What to work on
Quote all lines below exactly. Images stay out.

Data section
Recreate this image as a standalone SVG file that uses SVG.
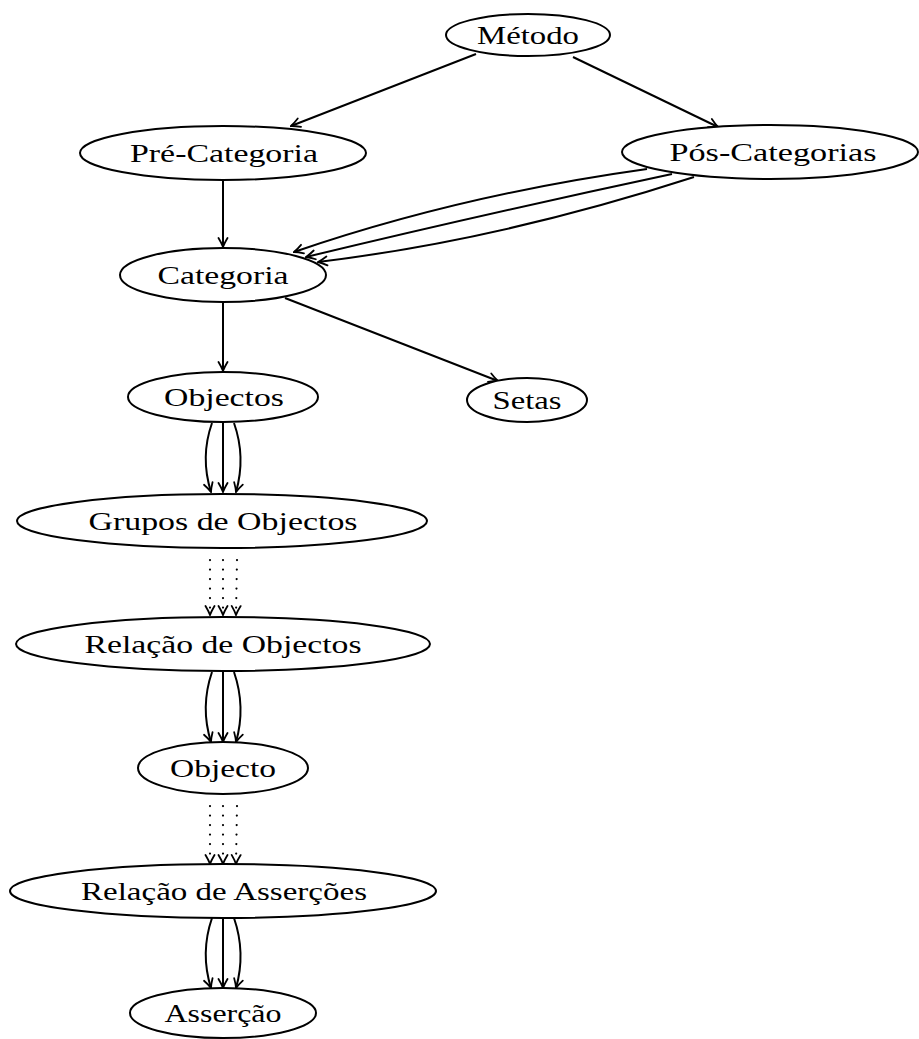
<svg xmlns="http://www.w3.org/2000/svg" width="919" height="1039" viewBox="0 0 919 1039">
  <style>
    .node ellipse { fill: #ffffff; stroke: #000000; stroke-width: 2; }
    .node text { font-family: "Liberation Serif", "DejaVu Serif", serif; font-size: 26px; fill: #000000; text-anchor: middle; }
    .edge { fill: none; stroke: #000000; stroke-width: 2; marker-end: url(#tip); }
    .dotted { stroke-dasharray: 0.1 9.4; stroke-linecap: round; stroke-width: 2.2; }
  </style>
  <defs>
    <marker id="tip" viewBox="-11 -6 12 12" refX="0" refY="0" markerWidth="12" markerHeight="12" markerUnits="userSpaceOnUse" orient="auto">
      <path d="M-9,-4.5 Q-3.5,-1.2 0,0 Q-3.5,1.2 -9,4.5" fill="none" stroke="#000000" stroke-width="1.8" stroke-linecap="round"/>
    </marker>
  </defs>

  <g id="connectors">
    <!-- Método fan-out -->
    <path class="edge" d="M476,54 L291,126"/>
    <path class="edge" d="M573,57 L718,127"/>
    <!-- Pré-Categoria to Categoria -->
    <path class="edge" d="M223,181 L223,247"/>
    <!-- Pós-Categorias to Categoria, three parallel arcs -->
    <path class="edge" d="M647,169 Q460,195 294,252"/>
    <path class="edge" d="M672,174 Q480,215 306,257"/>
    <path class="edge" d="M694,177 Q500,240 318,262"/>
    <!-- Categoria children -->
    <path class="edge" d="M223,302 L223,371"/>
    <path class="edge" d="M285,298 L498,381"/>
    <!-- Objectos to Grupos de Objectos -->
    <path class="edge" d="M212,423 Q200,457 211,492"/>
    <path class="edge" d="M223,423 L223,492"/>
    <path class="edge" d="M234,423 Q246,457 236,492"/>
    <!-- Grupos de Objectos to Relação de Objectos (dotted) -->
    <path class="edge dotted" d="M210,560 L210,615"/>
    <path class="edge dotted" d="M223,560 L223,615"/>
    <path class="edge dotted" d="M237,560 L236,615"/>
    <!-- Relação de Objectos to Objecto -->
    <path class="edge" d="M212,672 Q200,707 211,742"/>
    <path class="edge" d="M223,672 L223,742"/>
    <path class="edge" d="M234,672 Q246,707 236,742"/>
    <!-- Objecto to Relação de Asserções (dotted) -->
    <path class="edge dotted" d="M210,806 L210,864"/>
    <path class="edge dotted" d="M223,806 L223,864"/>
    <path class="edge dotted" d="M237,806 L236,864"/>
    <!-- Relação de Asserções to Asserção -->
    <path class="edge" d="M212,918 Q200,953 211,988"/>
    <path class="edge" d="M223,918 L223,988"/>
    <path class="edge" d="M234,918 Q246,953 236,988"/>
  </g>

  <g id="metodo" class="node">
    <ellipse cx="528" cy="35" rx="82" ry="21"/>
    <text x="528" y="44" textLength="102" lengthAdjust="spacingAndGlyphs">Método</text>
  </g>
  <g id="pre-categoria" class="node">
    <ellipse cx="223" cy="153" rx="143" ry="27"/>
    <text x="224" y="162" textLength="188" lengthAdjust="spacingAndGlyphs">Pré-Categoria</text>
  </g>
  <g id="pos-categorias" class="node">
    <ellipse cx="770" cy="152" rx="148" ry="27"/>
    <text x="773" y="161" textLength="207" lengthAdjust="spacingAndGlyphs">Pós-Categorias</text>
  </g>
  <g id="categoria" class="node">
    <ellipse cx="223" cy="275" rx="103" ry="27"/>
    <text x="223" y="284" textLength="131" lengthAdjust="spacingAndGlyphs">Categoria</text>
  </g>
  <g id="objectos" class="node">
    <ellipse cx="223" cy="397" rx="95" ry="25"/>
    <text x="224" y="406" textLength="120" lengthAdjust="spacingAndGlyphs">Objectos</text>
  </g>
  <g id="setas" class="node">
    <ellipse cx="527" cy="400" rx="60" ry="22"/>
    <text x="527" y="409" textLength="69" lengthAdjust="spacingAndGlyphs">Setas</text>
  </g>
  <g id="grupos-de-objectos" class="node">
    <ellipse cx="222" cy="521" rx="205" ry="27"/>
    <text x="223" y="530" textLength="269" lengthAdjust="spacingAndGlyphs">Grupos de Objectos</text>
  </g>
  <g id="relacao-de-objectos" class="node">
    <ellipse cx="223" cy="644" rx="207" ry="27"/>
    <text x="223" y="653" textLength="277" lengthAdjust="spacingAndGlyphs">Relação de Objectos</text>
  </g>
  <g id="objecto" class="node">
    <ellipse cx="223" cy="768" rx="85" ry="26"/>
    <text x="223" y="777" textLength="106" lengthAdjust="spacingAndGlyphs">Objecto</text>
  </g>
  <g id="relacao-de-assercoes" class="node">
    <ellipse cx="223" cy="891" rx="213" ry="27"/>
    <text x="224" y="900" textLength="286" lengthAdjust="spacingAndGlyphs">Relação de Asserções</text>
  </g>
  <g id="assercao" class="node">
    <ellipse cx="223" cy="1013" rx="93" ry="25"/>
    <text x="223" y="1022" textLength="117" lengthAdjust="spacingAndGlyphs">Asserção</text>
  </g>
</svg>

Result
Recreate this image as a standalone SVG file that uses SVG.
<svg xmlns="http://www.w3.org/2000/svg" width="919" height="1039" viewBox="0 0 919 1039">
  <style>
    .node ellipse { fill: #ffffff; stroke: #000000; stroke-width: 2; }
    .node text { font-family: "Liberation Serif", "DejaVu Serif", serif; font-size: 26px; fill: #000000; text-anchor: middle; }
    .edge { fill: none; stroke: #000000; stroke-width: 2; marker-end: url(#tip); }
    .dotted { stroke-dasharray: 0.1 9.4; stroke-linecap: round; stroke-width: 2.2; }
  </style>
  <defs>
    <marker id="tip" viewBox="-11 -6 12 12" refX="0" refY="0" markerWidth="12" markerHeight="12" markerUnits="userSpaceOnUse" orient="auto">
      <path d="M-9,-4.5 Q-3.5,-1.2 0,0 Q-3.5,1.2 -9,4.5" fill="none" stroke="#000000" stroke-width="1.8" stroke-linecap="round"/>
    </marker>
  </defs>

  <g id="connectors">
    <!-- Método fan-out -->
    <path class="edge" d="M476,54 L291,126"/>
    <path class="edge" d="M573,57 L718,127"/>
    <!-- Pré-Categoria to Categoria -->
    <path class="edge" d="M223,181 L223,247"/>
    <!-- Pós-Categorias to Categoria, three parallel arcs -->
    <path class="edge" d="M647,169 Q460,195 294,252"/>
    <path class="edge" d="M672,174 Q480,215 306,257"/>
    <path class="edge" d="M694,177 Q500,240 318,262"/>
    <!-- Categoria children -->
    <path class="edge" d="M223,302 L223,371"/>
    <path class="edge" d="M285,298 L498,381"/>
    <!-- Objectos to Grupos de Objectos -->
    <path class="edge" d="M212,423 Q200,457 211,492"/>
    <path class="edge" d="M223,423 L223,492"/>
    <path class="edge" d="M234,423 Q246,457 236,492"/>
    <!-- Grupos de Objectos to Relação de Objectos (dotted) -->
    <path class="edge dotted" d="M210,560 L210,615"/>
    <path class="edge dotted" d="M223,560 L223,615"/>
    <path class="edge dotted" d="M237,560 L236,615"/>
    <!-- Relação de Objectos to Objecto -->
    <path class="edge" d="M212,672 Q200,707 211,742"/>
    <path class="edge" d="M223,672 L223,742"/>
    <path class="edge" d="M234,672 Q246,707 236,742"/>
    <!-- Objecto to Relação de Asserções (dotted) -->
    <path class="edge dotted" d="M210,806 L210,864"/>
    <path class="edge dotted" d="M223,806 L223,864"/>
    <path class="edge dotted" d="M237,806 L236,864"/>
    <!-- Relação de Asserções to Asserção -->
    <path class="edge" d="M212,918 Q200,953 211,988"/>
    <path class="edge" d="M223,918 L223,988"/>
    <path class="edge" d="M234,918 Q246,953 236,988"/>
  </g>

  <g id="metodo" class="node">
    <ellipse cx="528" cy="35" rx="82" ry="21"/>
    <text x="528" y="44" textLength="102" lengthAdjust="spacingAndGlyphs">Método</text>
  </g>
  <g id="pre-categoria" class="node">
    <ellipse cx="223" cy="153" rx="143" ry="27"/>
    <text x="224" y="162" textLength="188" lengthAdjust="spacingAndGlyphs">Pré-Categoria</text>
  </g>
  <g id="pos-categorias" class="node">
    <ellipse cx="770" cy="152" rx="148" ry="27"/>
    <text x="773" y="161" textLength="207" lengthAdjust="spacingAndGlyphs">Pós-Categorias</text>
  </g>
  <g id="categoria" class="node">
    <ellipse cx="223" cy="275" rx="103" ry="27"/>
    <text x="223" y="284" textLength="131" lengthAdjust="spacingAndGlyphs">Categoria</text>
  </g>
  <g id="objectos" class="node">
    <ellipse cx="223" cy="397" rx="95" ry="25"/>
    <text x="224" y="406" textLength="120" lengthAdjust="spacingAndGlyphs">Objectos</text>
  </g>
  <g id="setas" class="node">
    <ellipse cx="527" cy="400" rx="60" ry="22"/>
    <text x="527" y="409" textLength="69" lengthAdjust="spacingAndGlyphs">Setas</text>
  </g>
  <g id="grupos-de-objectos" class="node">
    <ellipse cx="222" cy="521" rx="205" ry="27"/>
    <text x="223" y="530" textLength="269" lengthAdjust="spacingAndGlyphs">Grupos de Objectos</text>
  </g>
  <g id="relacao-de-objectos" class="node">
    <ellipse cx="223" cy="644" rx="207" ry="27"/>
    <text x="223" y="653" textLength="277" lengthAdjust="spacingAndGlyphs">Relação de Objectos</text>
  </g>
  <g id="objecto" class="node">
    <ellipse cx="223" cy="768" rx="85" ry="26"/>
    <text x="223" y="777" textLength="106" lengthAdjust="spacingAndGlyphs">Objecto</text>
  </g>
  <g id="relacao-de-assercoes" class="node">
    <ellipse cx="223" cy="891" rx="213" ry="27"/>
    <text x="224" y="900" textLength="286" lengthAdjust="spacingAndGlyphs">Relação de Asserções</text>
  </g>
  <g id="assercao" class="node">
    <ellipse cx="223" cy="1013" rx="93" ry="25"/>
    <text x="223" y="1022" textLength="117" lengthAdjust="spacingAndGlyphs">Asserção</text>
  </g>
</svg>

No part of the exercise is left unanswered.